Связанного Унгерна посадили на подводу и продолжили движение. Заметив, что взяли неверное направление, он предупредил монголов об опасности нарваться на красных. Те никак не прореагировали на его слова. Заблудились они едва ли, но Унгерн отказывался верить в намерение Сундуй-гуна выдать его красным. Ему хотелось думать, что все вышло по ошибке, случайно. Предательство князя он отрицать не мог, однако степень измены могла быть различной[209].
Вскоре монголы натолкнулись на конный разъезд. Красных было всего десятка два, но они поскакали в атаку лавой, с криками «ура»; всадники Сундуй-гуна, в несколько раз превосходившие их по численности, немедленно побросали оружие. На Унгерна вначале никто не обращал внимания, наконец кто-то из кавалеристов подъехал к нему и спросил, кто он такой. Услышав ответ, спрашивающий, как записано в протоколе допроса, «растерялся от неожиданности»; затем, «придя в себя, он бросился к остальным конвоирам, и все они сосредоточили свое внимание на пленном Унгерне».
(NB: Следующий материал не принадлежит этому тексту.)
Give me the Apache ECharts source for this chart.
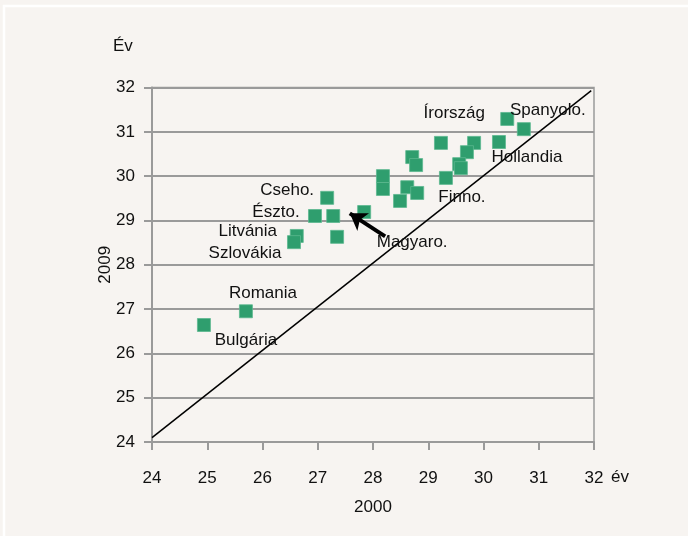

За обтекаемыми протокольными формулами чувствуется потрясение этих людей, обнаруживших, что худой грязный человек в поношенном монгольском халате есть не кто иной, как сам «кровавый» барон. Наверняка они представляли его себе по-другому. Рассказывали, будто когда Унгерн сказал им, кто он такой, первая реакция была: «Врешь!»
Начальник штаба экспедиционного корпуса 5-й армии Черемисинов писал приблизительно то же самое: «Унгерн… лежал связанный в повозке, а по окончании схватки услыхал, что кто-то подошел и шарит в повозке, думая, что там лежат кули. Он окликнул его, а тот, в свою очередь, спросил его: «Кто ты?» Унгерн отвечал: «Генерал-лейтенант барон Унгерн». Тогда пришедший отскочил и зарядил винтовку, а потом побежал сказать своим. После этого прибыла целая группа, и Унгерн был взят в плен».
Кто именно захватил его, не совсем ясно. Скорее всего, это были конные разведчики 35-го кавполка (его командир Рокоссовский после госпиталя догнал полк буквально на следующий день), но их нечаянную заслугу Щетинкин приписал себе. Как сообщается в его донесении, утром 19 августа он узнал от пленных о мятеже в Азиатской дивизии и местонахождении Унгерна, после чего всем отрядом (около четырехсот сабель) «двинулся к месту его дневки, имея целью, воспользовавшись в его банде разложением, захватить его». Ближе к вечеру разведгруппа из 17 человек заметила «беспорядочную группу конных» человек до восьмидесяти, которые, «стоя на месте, были чем-то заняты». Разведчики «лихим налетом» атаковали их, при этом связанный Унгерн, лежа на подводе, командовал рассыпаться в цепь и отражать атаку, крича во весь голос: «Красные идут! В цепь!» Однако «монголы от неожиданности парализовались, что и способствовало захвату всех без потерь».
Все это, по-видимому, рассказали Щетинкину кавалеристы 35-го полка, которые наткнулись на его партизан и вынуждены были передать им свой трофей, едва ли сделав это добровольно. После «краткого опроса» Щетинкин под конвоем из двадцати человек отправил пленника в штаб 104-й бригады с приказом «в случае попытки со стороны бандитов произвести нападение и отбить Унгерна расстрелять последнего в голову»[210].
Тех, кто потом его допрашивал, очень интересовало, почему он не покончил с собой. Унгерн отвечал, что пытался сделать это дважды. Первый раз — в «момент пленения», когда люди Сундуй-гуна бросились на него и свалили с коня на землю. Он тогда успел сунуть руку в карман, где всегда лежала ампула с цианистым калием, но она куда-то пропала — очевидно, «была вытряхнута денщиком, пришивавшим к халату пуговицы». Позднее, уже со связанными руками, он каким-то образом хотел удавиться конским поводом и тоже неудачно, повод оказался «слишком широким». В результате произошло то, чего Унгерн боялся больше всего: он не погиб в бою, как «18 поколений его предков», а достался врагу живым[211].
Иван Павлуновский, полномочный представитель ВЧК по Сибири, хвастал, что поимка барона — его личная заслуга, он якобы все спланировал и организовал через своих агентов, но вряд ли ему можно верить. Это была скорее случайность, хотя советская пропаганда постаралась представить ее как подвиг красных бойцов. Обстоятельства, при которых Унгерн попал в плен, не афишировались, в сибирских газетах появились сообщения, будто вместе с бароном захвачен весь его штаб, 900 всадников и три боевых знамени.